The functions below select subsets by chain, residue type, spatial radius, secondary structure, RSA, edge kind, k-hop, etc., and propagate/update relevant graph metadata to the returned subgraph.

Functions

compute_distmat(pdb_df)

Compute Euclidean distance matrix between nodes.

extract_interface_subgraph(g[, ...])

Select nodes at chain-chain interfaces.

extract_k_hop_subgraph(g, central_node, k[, ...])

Select nodes by k-hop neighborhood.

extract_subgraph(g[, node_list, ...])

Aggregate subgraph selector with a unified API.

extract_subgraph_by_bond_type(g, bond_types)

Select nodes incident to edges of specified kinds.

extract_subgraph_by_sequence_position(g, ...)

Select nodes by residue index.

extract_subgraph_from_atom_types(g, atom_types)

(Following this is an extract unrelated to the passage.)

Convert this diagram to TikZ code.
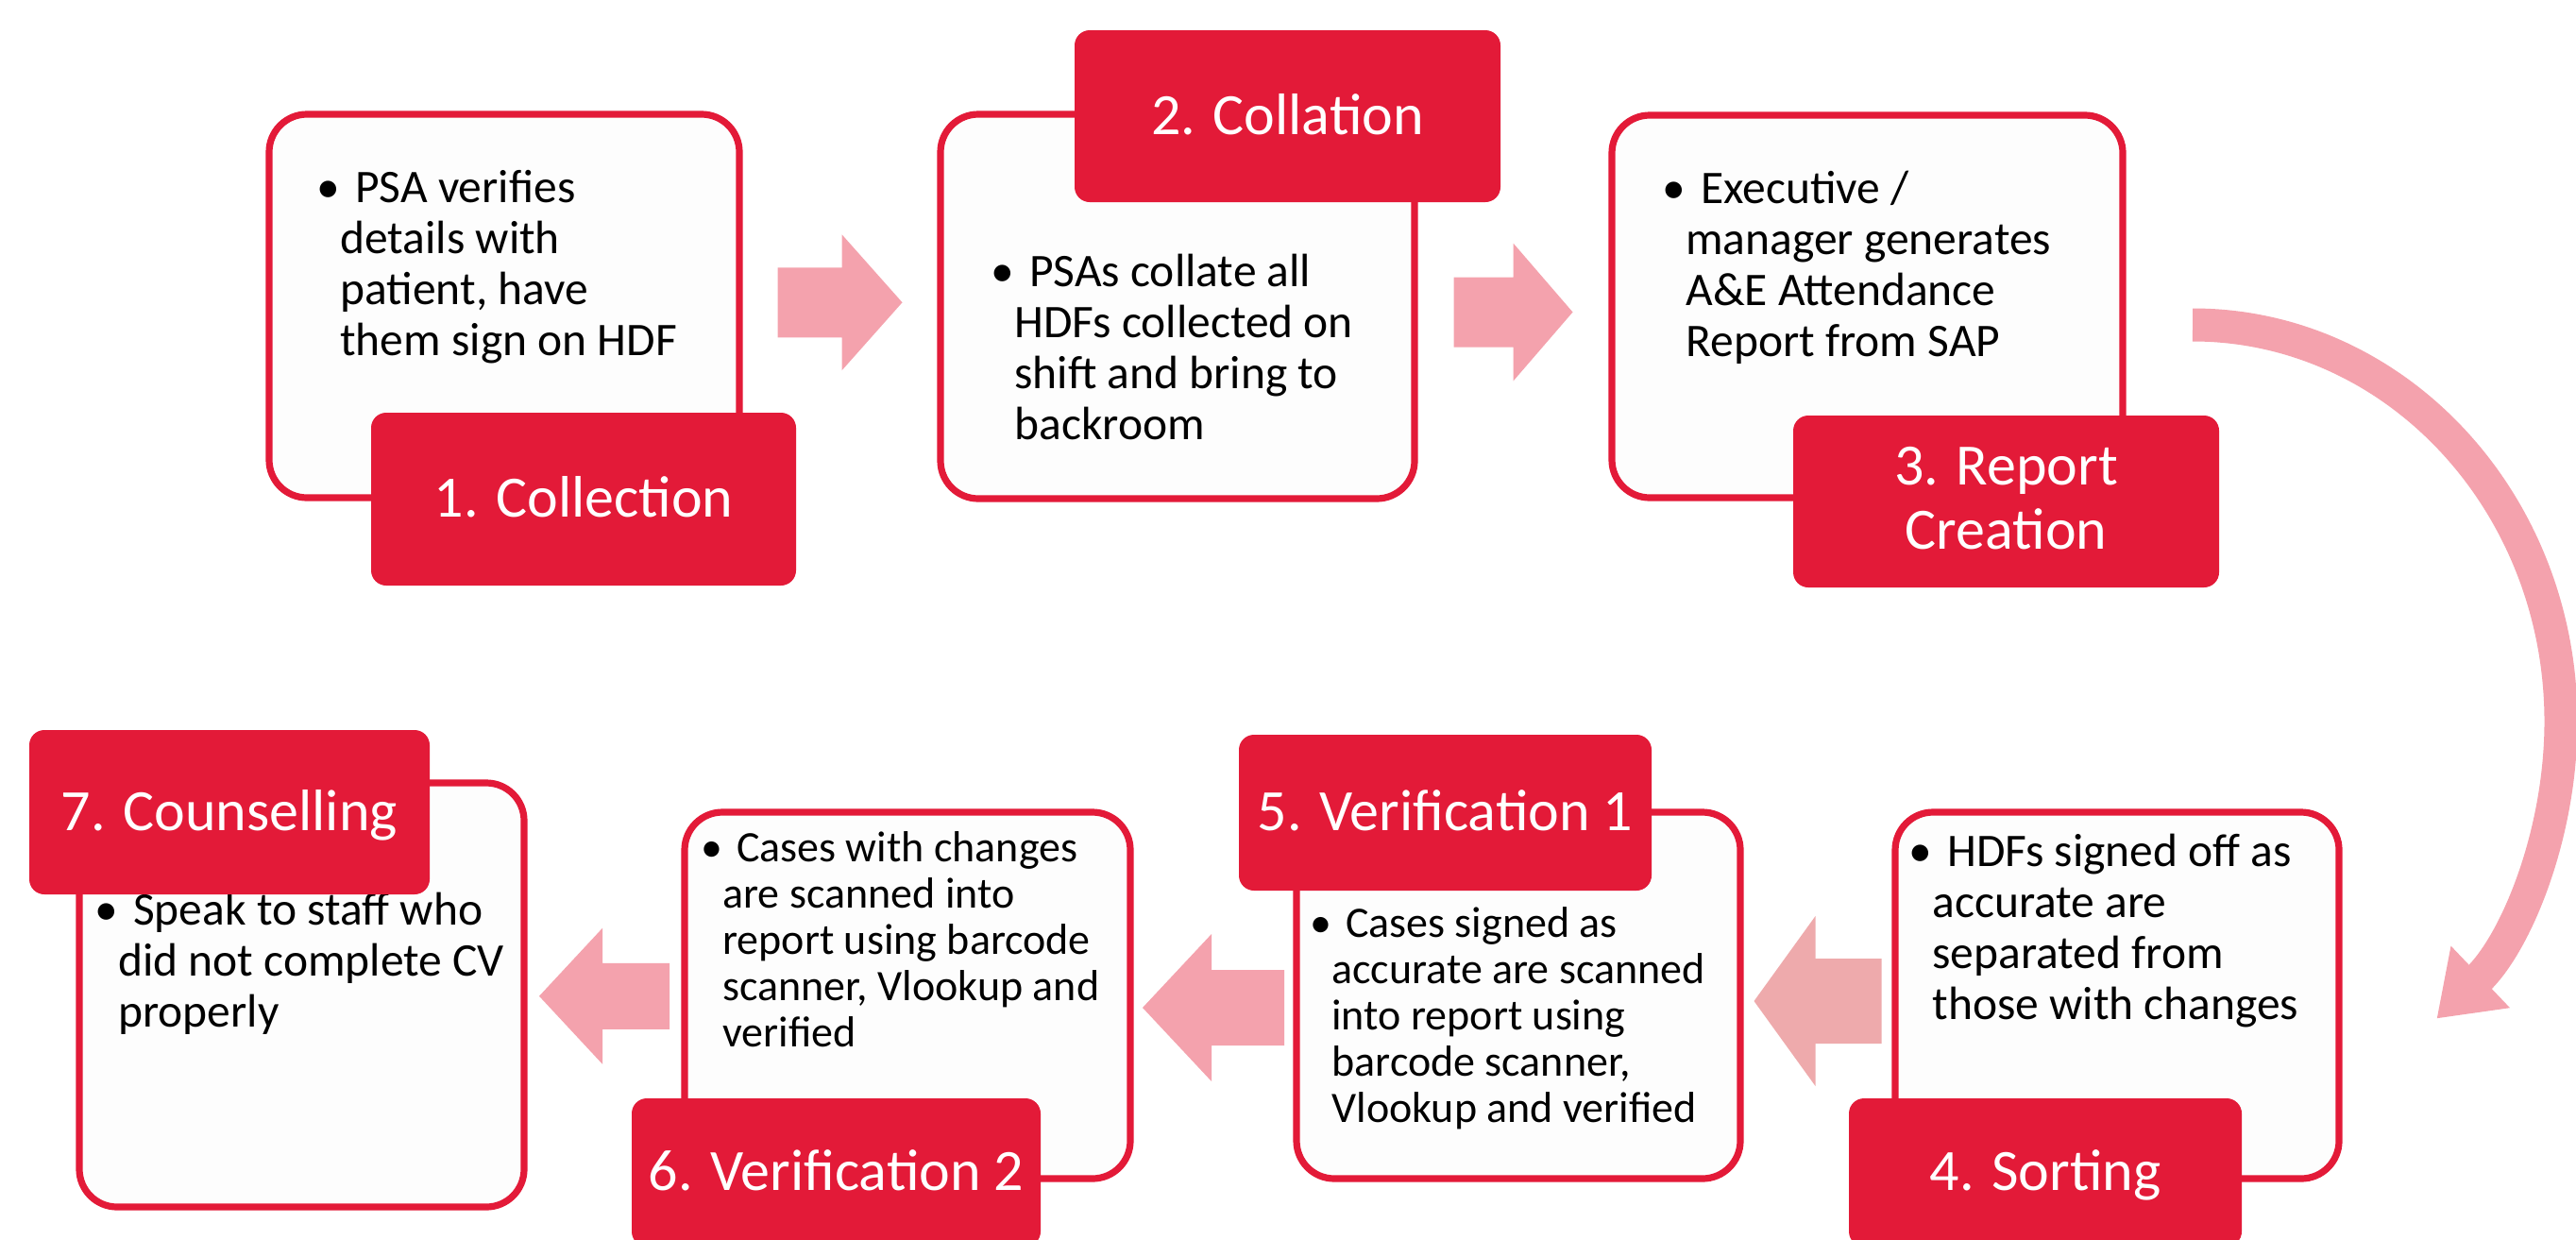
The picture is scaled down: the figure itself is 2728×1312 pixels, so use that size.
\documentclass[tikz,border=0pt]{standalone}
\usepackage{fontspec}
\setmainfont{Carlito}
\usetikzlibrary{calc,fit,arrows.meta}

\definecolor{stepred}{HTML}{E31A38}
\definecolor{flowpink}{HTML}{F4A2AD}
\definecolor{flowpinkb}{HTML}{EEAAAC}
\definecolor{cardfill}{HTML}{FDFDFD}

\tikzset{
  card/.style={draw=stepred, line width=3.6pt, fill=cardfill, rounded corners=20pt, inner sep=0pt},
  steplabel/.style={fill=stepred, rounded corners=8pt, inner sep=0pt},
  steptext/.style={anchor=base, inner sep=0pt, text=white, align=center,
    font=\fontsize{31}{34}\selectfont},
  % multi-line nodes sit on the baseline of their last line
  bodytext/.style={anchor=base west, inner sep=0pt, align=left, text=black},
  bodyL/.style={bodytext, font=\fontsize{24.75}{27}\selectfont},
  bodyS/.style={bodytext, font=\fontsize{23}{24.5}\selectfont},
  % block arrow pointing right: total length / head length / half shaft / half head
  pics/blockarrow/.style args={#1/#2/#3/#4}{code={
    \fill (-#1/2,-#3) -- (#1/2-#2,-#3) -- (#1/2-#2,-#4) -- (#1/2,0)
      -- (#1/2-#2,#4) -- (#1/2-#2,#3) -- (-#1/2,#3) -- cycle;}},
}
\newcommand{\bul}{\llap{\textbullet}\hspace{0.32em}}

\begin{document}
\begin{tikzpicture}[x=0.5pt,y=-0.5pt]
\useasboundingbox (0,0) rectangle (2728,1312);
\clip (0,0) rectangle (2728,1312);
\fill[white] (0,0) rectangle (2728,1312);

% ---- top row: white cards ----
\node[card, fit={(285,121) (783,527)}] (b1) {};
\node[card, fit={(996,121) (1498,528)}] (b2) {};
\node[card, fit={(1707,122) (2248,527)}] (b3) {};

% ---- bottom row: white cards ----
\node[card, fit={(2007,860) (2477,1248)}] (b4) {};
\node[card, fit={(1373,860) (1843,1248)}] (b5) {};
\node[card, fit={(725,860) (1197,1248)}] (b6) {};
\node[card, fit={(84,829) (555,1278)}] (b7) {};

% ---- card texts (positioned by the baseline of the last line) ----
\node[bodyL] (t1) at (360,376) {\bul PSA verifies\\details with\\patient, have\\them sign on HDF};
\node[bodyL] (t2) at (1074,465) {\bul PSAs collate all\\HDFs collected on\\shift and bring to\\backroom};
\node[bodyL] (t3) at (1785,377) {\bul Executive /\\manager generates\\A\&E Attendance\\Report from SAP};
\node[bodyL] (t4) at (2046,1079) {\bul HDFs signed off as\\accurate are\\separated from\\those with changes};
\node[bodyS] (t5) at (1410,1188) {\bul Cases signed as\\accurate are scanned\\into report using\\barcode scanner,\\Vlookup and verified};
\node[bodyS] (t6) at (765,1108) {\bul Cases with changes\\are scanned into\\report using barcode\\scanner, Vlookup and\\verified};
\node[bodyL] (t7) at (125,1087) {\bul Speak to staff who\\did not complete CV\\properly};

% ---- red step labels ----
\node[steplabel, fit={(393,437) (843,620)}] (l1) {};
\node[steplabel, fit={(1138,32) (1589,214)}] (l2) {};
\node[steplabel, fit={(1899,440) (2350,622)}] (l3) {};
\node[steplabel, fit={(1958,1163) (2374,1320)}] (l4) {};
\node[steplabel, fit={(1312,778) (1749,943)}] (l5) {};
\node[steplabel, fit={(669,1163) (1102,1320)}] (l6) {};
\node[steplabel, fit={(31,773) (455,947)}] (l7) {};

\node[steptext] (s1) at ($(l1.center)+(0,19)$) {1. Collection};
\node[steptext] (s2) at ($(l2.center)+(0,19)$) {2. Collation};
\node[steptext] (s3) at ($(l3.center)+(0,50)$) {3. Report\\Creation};
\node[steptext] (s4) at ($(l4.center)+(0,19)$) {4. Sorting};
\node[steptext] (s5) at ($(l5.center)+(0,19)$) {5. Verification 1};
\node[steptext] (s6) at ($(l6.center)+(0,19)$) {6. Verification 2};
\node[steptext] (s7) at ($(l7.center)+(0,19)$) {7. Counselling};

% ---- block arrows between cards ----
\pic[flowpink] at ($(b1.east)!0.5!(b2.west)+(0,-4)$) {blockarrow=132/64/37/72};
\pic[flowpink] at ($(b2.east)!0.5!(b3.west)+(0,6)$) {blockarrow=126/63/37/73};
\pic[flowpinkb, rotate=180] at ($(b4.west)!0.5!(b5.east)+(0,6)$) {blockarrow=135/65/45/90};
\pic[flowpink, rotate=180] at ($(b5.west)!0.5!(b6.east)+(0,13)$) {blockarrow=150/73/40/78};
\pic[flowpink, rotate=180] at ($(b6.west)!0.5!(b7.east)+(0,1)$) {blockarrow=138/67/35/72};

% ---- curved arrow from step 3 down to step 4 ----
\coordinate (cstart) at (2322,344);
\draw[flowpink, line width=17.5pt, -{Triangle[length=32pt,width=43pt]}]
  (cstart) arc[start angle=-90, end angle=48.5, x radius=390, y radius=420];
\end{tikzpicture}
\end{document}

Select nodes by atom type.

extract_subgraph_from_chains(g, chains[, ...])

Select nodes by chain IDs.

extract_subgraph_from_node_list(g, node_list)

Build a subgraph from an explicit node list.

extract_subgraph_from_point(g, centre_point, ...)

Select nodes within a sphere.

extract_subgraph_from_residue_types(g, ...)

Select nodes by residue name.

extract_subgraph_from_secondary_structure(g, ...)

Select nodes by secondary structure label.

extract_surface_subgraph_asa(g, asa_threshold)

Select nodes by absolute solvent accessibility (ASA).

extract_surface_subgraph_rsa(g[, ...])

Select nodes by relative solvent accessibility (RSA).

Exceptions

ProteinGraphConfigurationError

Raised when required graph/node annotations are missing.